The Fire Next Time, published in 1962, is a brief book. It begins with a short “Letter to My Nephew on the One Hundredth Anniversary of the Emancipation” and concludes with a longer “Letter from a Region in My Mind”.  It relates some of Baldwin’s experiences, but it’s real subject is racism in America:
This past, the Negro’s past, of rope, fire, torture, castration, infanticide, rape; death and humiliation; fear by day and night, fear as deep as the marrow of the bone; doubt the he was worthy of life, since everyone around him denied it; sorrow for his women, for his kinfolk, for his children, who needed his protection, and whom he could not protect; rage, hatred, and murder, hatred for white men so deep that it often turned against him and his own, and made all love, all trust, all joy impossible – this past, this endless struggle to achieve and reveal and conform a human identity, human authority, yet contains, for all its horror, something very beautiful. I do not mean to be sentimental about suffering – enough is certainly as good as a feast – but people who cannot suffer can never grow up, can never discover who they are. That man who is forced each day to snatch his manhood, his identity, out of the fire of human cruelty that rages to destroy it knows, if he survives his effort, and even if he does not survive it, something about himself and human life that no school on earth – and, indeed, no church – can teach. He achieves his own authority…. The apprehension of life here so briefly and inadequately sketched has been the experience of generations of Negroes, and it helps to explain how they have endured and how they have been able to produce children of kindergarten age who can walk through mobs to get to school [pp. 98-99].
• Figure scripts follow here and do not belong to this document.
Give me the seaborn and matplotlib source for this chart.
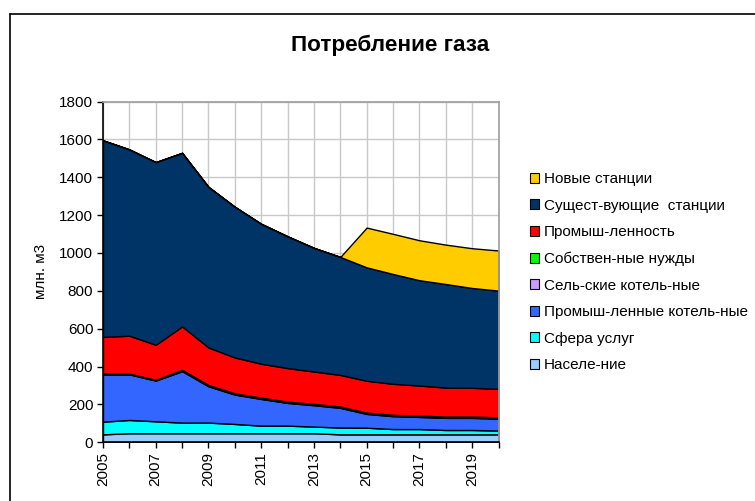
import numpy as np
import pandas as pd
import matplotlib
matplotlib.use("Agg")
import matplotlib.pyplot as plt
import seaborn as sns
from matplotlib.lines import Line2D
from matplotlib.patches import Patch

years = list(range(2005, 2021))

# млн. м3 (layers bottom to top)
naselenie = [42, 48, 48, 48, 48, 48, 48, 48, 48, 42, 42, 42, 42, 42, 42, 42]
sfera_uslug = [67, 70, 63, 56, 56, 49, 40, 40, 35, 36, 35, 28, 28, 23, 23, 20]
prom_kotelnye = [250, 241, 215, 272, 192, 155, 141, 120, 113, 104, 73, 68, 64, 64, 64, 63]
selskie_kotelnye = [2, 2, 2, 3, 3, 3, 3, 3, 3, 3, 3, 3, 3, 3, 3, 3]
sobstv_nuzhdy = [2, 2, 2, 4, 4, 4, 4, 4, 4, 4, 4, 4, 4, 4, 4, 4]
promyshlennost = [194, 200, 185, 229, 198, 189, 179, 177, 171, 167, 168, 164, 159, 153, 152, 150]
sushch_stancii = [1038, 984, 965, 917, 848, 796, 739, 696, 653, 623, 599, 580, 556, 547, 527, 519]
novye_stancii = [0, 0, 0, 0, 0, 0, 0, 0, 0, 0, 210, 212, 211, 208, 210, 212]

labels = ["Населе-ние", "Сфера услуг", "Промыш-ленные котель-ные",
          "Сель-ские котель-ные", "Собствен-ные нужды", "Промыш-ленность",
          "Сущест-вующие  станции", "Новые станции"]
colors = ["#99CCFF", "#00FFFF", "#3366FF", "#CC99FF", "#00FF00",
          "#FF0000", "#003366", "#FFCC00"]

df = pd.DataFrame({
    "year": years,
    labels[0]: naselenie,
    labels[1]: sfera_uslug,
    labels[2]: prom_kotelnye,
    labels[3]: selskie_kotelnye,
    labels[4]: sobstv_nuzhdy,
    labels[5]: promyshlennost,
    labels[6]: sushch_stancii,
    labels[7]: novye_stancii,
})

sns.set_theme(style="white", rc={"text.color": "black", "axes.labelcolor": "black",
                                 "xtick.color": "black", "ytick.color": "black"})
plt.rcParams["font.family"] = ["Liberation Sans", "DejaVu Sans"]

fig = plt.figure(figsize=(7.55, 5.01), dpi=100)
ax = fig.add_axes([103 / 755, 1 - 442.3 / 501, 395.5 / 755, 340.8 / 501])

ax.stackplot(df["year"], [df[l] for l in labels], colors=colors,
             edgecolor="black", linewidth=1.0, zorder=2)

ax.set_xlim(2005, 2020)
ax.set_ylim(0, 1800)
ax.set_xticks(years)
ax.set_xticklabels([str(y) if (y - 2005) % 2 == 0 else "" for y in years],
                   rotation=90, fontsize=11)
ax.set_yticks(range(0, 1801, 200))
ax.tick_params(axis="y", labelsize=11, length=4, width=1, color="black",
               direction="out", left=True, pad=3)
ax.tick_params(axis="x", length=4, width=1, color="black", direction="out",
               bottom=True, pad=3)
ax.grid(True, color="#C8C8C8", linewidth=1, zorder=0)
ax.set_axisbelow(True)
for s in ["top", "right"]:
    ax.spines[s].set_color("#A0A0A0")
for s in ["left", "bottom"]:
    ax.spines[s].set_color("black")
    ax.spines[s].set_linewidth(1.2)
for s in ax.spines.values():
    s.set_zorder(3)

ax.set_ylabel("млн. м3", fontsize=11, labelpad=8)

fig.text(390 / 755, 1 - 45 / 501, "Потребление газа", ha="center", va="center",
         fontsize=16.2, fontweight="bold", color="black")

handles = [Patch(facecolor=c, edgecolor="black", linewidth=0.8, label=l)
           for l, c in zip(labels, colors)][::-1]
fig.legend(handles=handles, loc="upper left", bbox_to_anchor=(524 / 755, 1 - 166 / 501),
           frameon=False, fontsize=11, handlelength=0.6, handleheight=0.6,
           handletextpad=0.3, labelspacing=0.82, borderaxespad=0)

# outer chart border (left and top visible)
fig.add_artist(Line2D([9.5 / 755, 9.5 / 755], [0, 1 - 13.5 / 501],
                      transform=fig.transFigure, color="black", linewidth=1.2))
fig.add_artist(Line2D([9.5 / 755, 1], [1 - 13.5 / 501, 1 - 13.5 / 501],
                      transform=fig.transFigure, color="black", linewidth=1.2))

fig.savefig("out.png", dpi=100)
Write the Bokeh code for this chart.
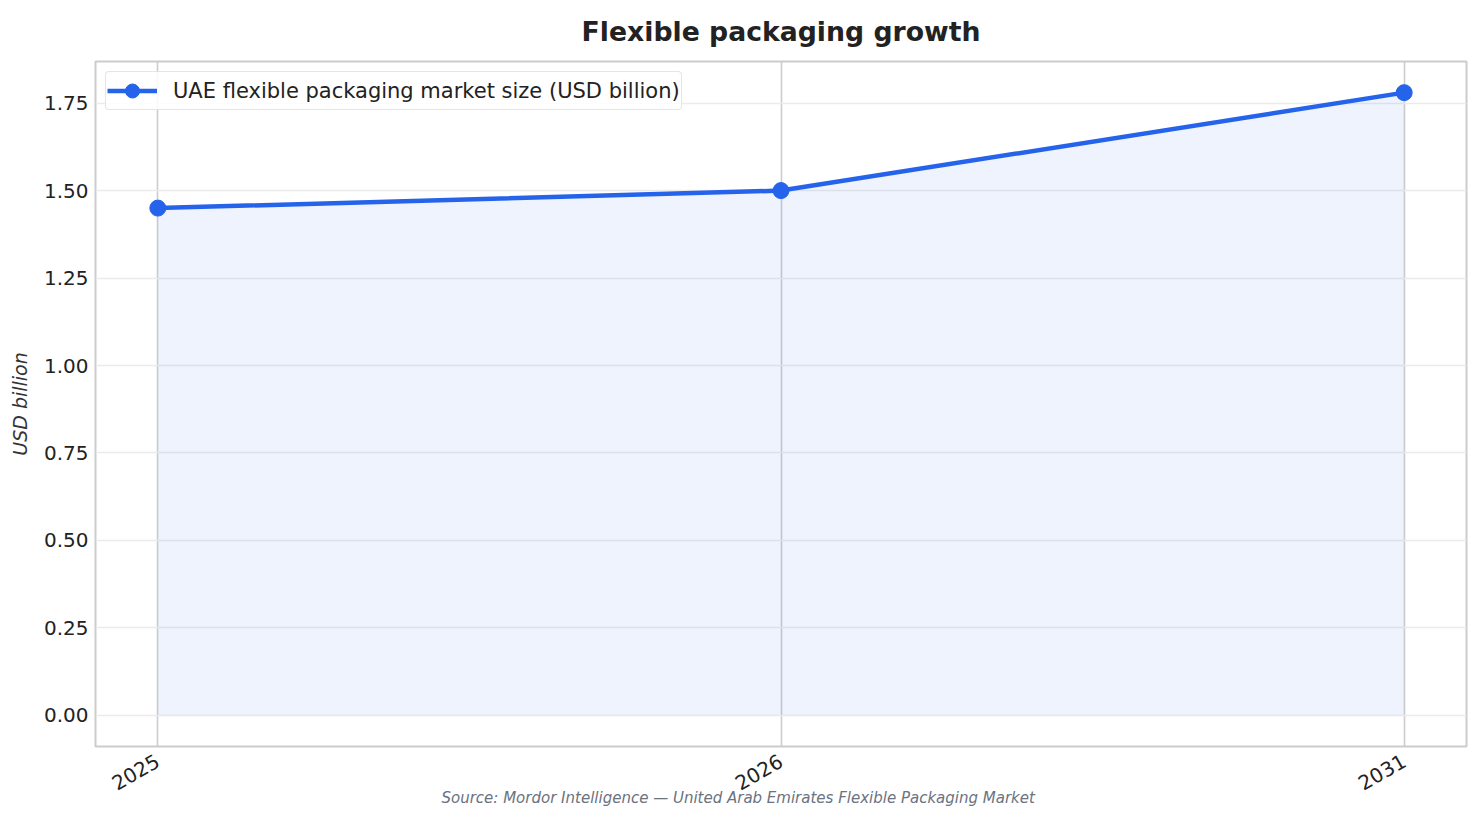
import math
from bokeh.plotting import figure
from bokeh.models import (ColumnDataSource, FixedTicker, Range1d, Legend, LegendItem,
                          Title, NumeralTickFormatter)
from bokeh.embed import file_html
from bokeh.resources import INLINE

# data
years = ["2025", "2026", "2031"]
market_size = [1.45, 1.50, 1.78]
y_ticks = [0.0, 0.25, 0.5, 0.75, 1.0, 1.25, 1.5, 1.75]

LINE = "#2563eb"
FONT = "DejaVu Sans"

xs = list(range(len(years)))
src = ColumnDataSource(dict(x=xs, y=market_size, zero=[0] * len(xs)))

p = figure(width=1474, height=808, output_backend="svg", toolbar_location=None,
           x_range=Range1d(-0.1, len(xs) - 0.9),
           y_range=Range1d(-0.089, 1.869))
p.min_border_left = 95
p.min_border_right = 8
p.min_border_top = 61
p.min_border_bottom = 62

p.title.text = "Flexible packaging growth"
p.title.align = "center"
p.title.vertical_align = "middle"
p.title.text_font = FONT
p.title.text_font_size = "26.7px"
p.title.text_font_style = "bold"
p.title.text_color = "#222222"
p.title.offset = 0
p.title.standoff = 28

# area + line + markers
p.varea(x="x", y1="zero", y2="y", source=src, fill_color=LINE, fill_alpha=0.08)
ln = p.line("x", "y", source=src, line_color=LINE, line_width=4.5)
pt = p.scatter("x", "y", source=src, size=16, fill_color=LINE, line_color=LINE)

# axes
p.xaxis.ticker = FixedTicker(ticks=xs)
p.xaxis.major_label_overrides = {i: y for i, y in enumerate(years)}
p.xaxis.major_label_orientation = math.pi / 6
p.yaxis.ticker = FixedTicker(ticks=y_ticks)
p.yaxis.formatter = NumeralTickFormatter(format="0.00")
p.yaxis.axis_label = "USD billion"
p.yaxis.axis_label_text_font = FONT
p.yaxis.axis_label_text_font_size = "19px"
p.yaxis.axis_label_text_font_style = "italic"
p.yaxis.axis_label_text_color = "#333333"
p.yaxis.axis_label_standoff = 10

for ax in (p.xaxis, p.yaxis):
    ax.axis_line_color = None
    ax.major_tick_line_color = None
    ax.minor_tick_line_color = None
    ax.major_tick_out = 0
    ax.major_tick_in = 0
    ax.major_label_text_font = FONT
    ax.major_label_text_font_size = "20px"
    ax.major_label_text_color = "#222222"
p.yaxis.major_label_standoff = 7
p.xaxis.major_label_standoff = 13

p.xgrid.grid_line_color = "#cccccc"
p.xgrid.grid_line_width = 1.6
p.ygrid.grid_line_color = "#ebebeb"
p.ygrid.grid_line_width = 1.6
p.outline_line_color = "#cccccc"
p.outline_line_width = 2
p.background_fill_color = "white"
p.border_fill_color = "white"

legend = Legend(items=[LegendItem(label="UAE flexible packaging market size (USD billion)",
                                  renderers=[ln, pt])],
                location="top_left")
legend.margin = 10
legend.padding = 1
legend.glyph_width = 50
legend.glyph_height = 35
legend.label_standoff = 16
legend.label_text_font = FONT
legend.label_text_font_size = "21px"
legend.label_text_color = "#222222"
legend.border_line_color = "#cccccc"
legend.border_line_width = 1.5
legend.border_radius = 4
legend.background_fill_alpha = 0.85
p.add_layout(legend)

# source note under the x axis (negative standoff lets it sit beside the rotated labels)
src_note = Title(text="Source: Mordor Intelligence \u2014 United Arab Emirates Flexible Packaging Market",
                 align="left", vertical_align="top", text_font=FONT, text_font_size="15px",
                 text_font_style="italic", text_color="#6b7280")
src_note.standoff = -23
src_note.offset = 346
p.add_layout(src_note, "below")

open("out.html", "w").write(file_html(p, INLINE))
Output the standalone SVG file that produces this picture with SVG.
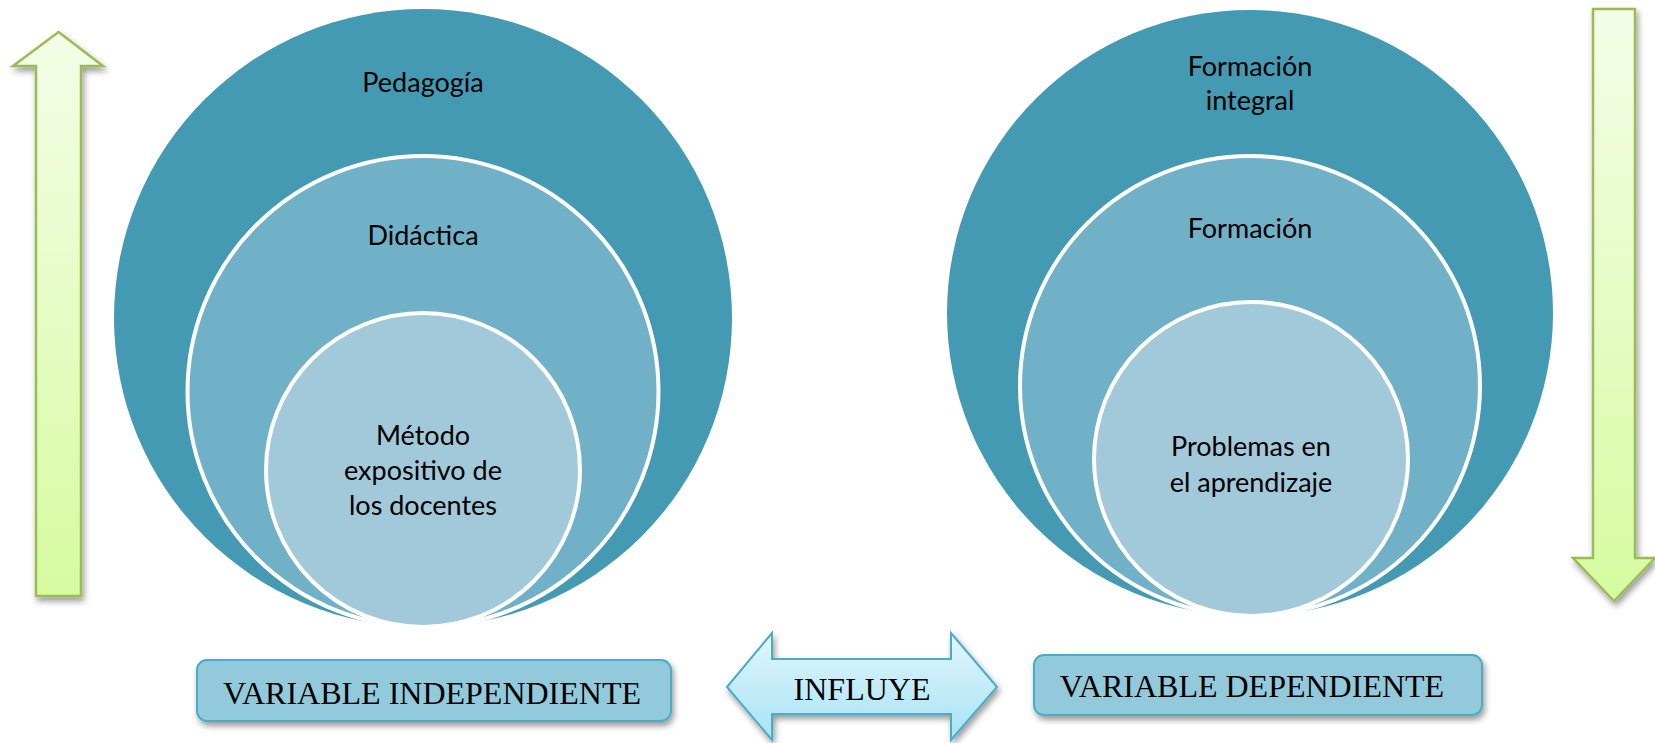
<svg xmlns="http://www.w3.org/2000/svg" width="1655" height="743" viewBox="0 0 1655 743">
<defs>
<style>
.c1{fill:#439AB2}
.c2{fill:#71B1C8;stroke:#FFFFFF;stroke-width:4}
.c3{fill:#A2C9DA;stroke:#FFFFFF;stroke-width:4}
.lbl{font-family:Lato,"Noto Sans",sans-serif;font-size:27px;fill:#000;text-anchor:middle}
.box{fill:#92CADC;stroke:#4BACC6;stroke-width:2}
.btxt{font-family:"Liberation Serif","Times New Roman",serif;font-size:32px;fill:#000;text-anchor:middle}
.garrow{stroke:#9BBB59;stroke-width:2.5;stroke-linejoin:miter}
</style>
<linearGradient id="gUp" x1="0" y1="0" x2="0" y2="1">
<stop offset="0" stop-color="#F4FDE8"/>
<stop offset="1" stop-color="#D6FBA0"/>
</linearGradient>
<linearGradient id="gCyan" x1="0" y1="0" x2="0" y2="1">
<stop offset="0" stop-color="#E2F6FC"/>
<stop offset="1" stop-color="#A6E3F5"/>
</linearGradient>
<filter id="sh" x="-30%" y="-30%" width="160%" height="160%">
<feDropShadow dx="2" dy="4" stdDeviation="3" flood-color="#000" flood-opacity="0.4"/>
</filter>
</defs>

<g id="left-circles">
<g id="pedagogia">
<circle class="c1" cx="423" cy="318" r="309"/>
<text class="lbl" x="423" y="92">Pedagogía</text>
</g>
<g id="didactica">
<circle class="c2" cx="423" cy="391.5" r="235.5"/>
<text class="lbl" x="423" y="245">Didáctica</text>
</g>
<g id="metodo">
<circle class="c3" cx="423" cy="470" r="157"/>
<text class="lbl" x="423" y="445">Método</text>
<text class="lbl" x="423" y="480">expositivo de</text>
<text class="lbl" x="423" y="515">los docentes</text>
</g>
</g>

<g id="right-circles">
<g id="formacion-integral">
<circle class="c1" cx="1250" cy="313" r="303"/>
<text class="lbl" x="1250" y="76">Formación</text>
<text class="lbl" x="1250" y="110">integral</text>
</g>
<g id="formacion">
<circle class="c2" cx="1250" cy="386" r="230"/>
<text class="lbl" x="1250" y="238">Formación</text>
</g>
<g id="problemas">
<circle class="c3" cx="1251" cy="459" r="157"/>
<text class="lbl" x="1251" y="456">Problemas en</text>
<text class="lbl" x="1251" y="492">el aprendizaje</text>
</g>
</g>

<g id="connectors">
<g id="arrow-up">
<polygon class="garrow" fill="url(#gUp)" filter="url(#sh)" points="58.5,32 103,66 81,66 81,596 36,596 36,66 13,66"/>
</g>
<g id="arrow-down">
<polygon class="garrow" fill="url(#gUp)" filter="url(#sh)" points="1593,9 1635,9 1635,558 1655,558 1614,601 1573,558 1593,558"/>
</g>
<g id="influye">
<polygon fill="url(#gCyan)" stroke="#4BACC6" stroke-width="2" filter="url(#sh)" points="727,687 772,633 772,659 951,659 951,633 997,687 951,740 951,714 772,714 772,740"/>
<text class="btxt" x="862" y="700">INFLUYE</text>
</g>
</g>

<g id="var-independiente">
<rect class="box" filter="url(#sh)" x="197" y="660" width="474" height="61" rx="10"/>
<text class="btxt" x="432" y="704">VARIABLE INDEPENDIENTE</text>
</g>
<g id="var-dependiente">
<rect class="box" filter="url(#sh)" x="1034" y="655" width="448" height="60" rx="10"/>
<text class="btxt" x="1252" y="697">VARIABLE DEPENDIENTE</text>
</g>
</svg>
It’s easy to say that Baldwin exaggerates sometimes, but nobody who hasn’t been part of an oppressed minority can say what it’s like to be told over and over again, in violent and non-violent ways, that you’re not as good as other people. Baldwin points out that his ancestors were brought to America decades before millions of immigrants whose descendants think of themselves as the “real” Americans. Racism truly is one of the fundamental factors in American history (just look at how people voted seven months ago).
The Fire Next Time concludes:
If we – and now I mean the relatively conscious whites whites and the relatively conscious blacks, who must, like lovers, insist on, or create, the consciousness of the others – do not falter in our duty now, we may be able, handful that we are, to end the racial nightmare, and achieve our country, and change the history of the world. If we do not now dare everything, the fulfillment of that prophecy, re-created from the Bible in song by a slave, is upon us: God gave Noah the rainbow sign, No more water, the fire next time!
If Baldwin were alive today, maybe he wouldn’t fear America’s end in hellfire and damnation. Then again, given the current crisis, maybe he would.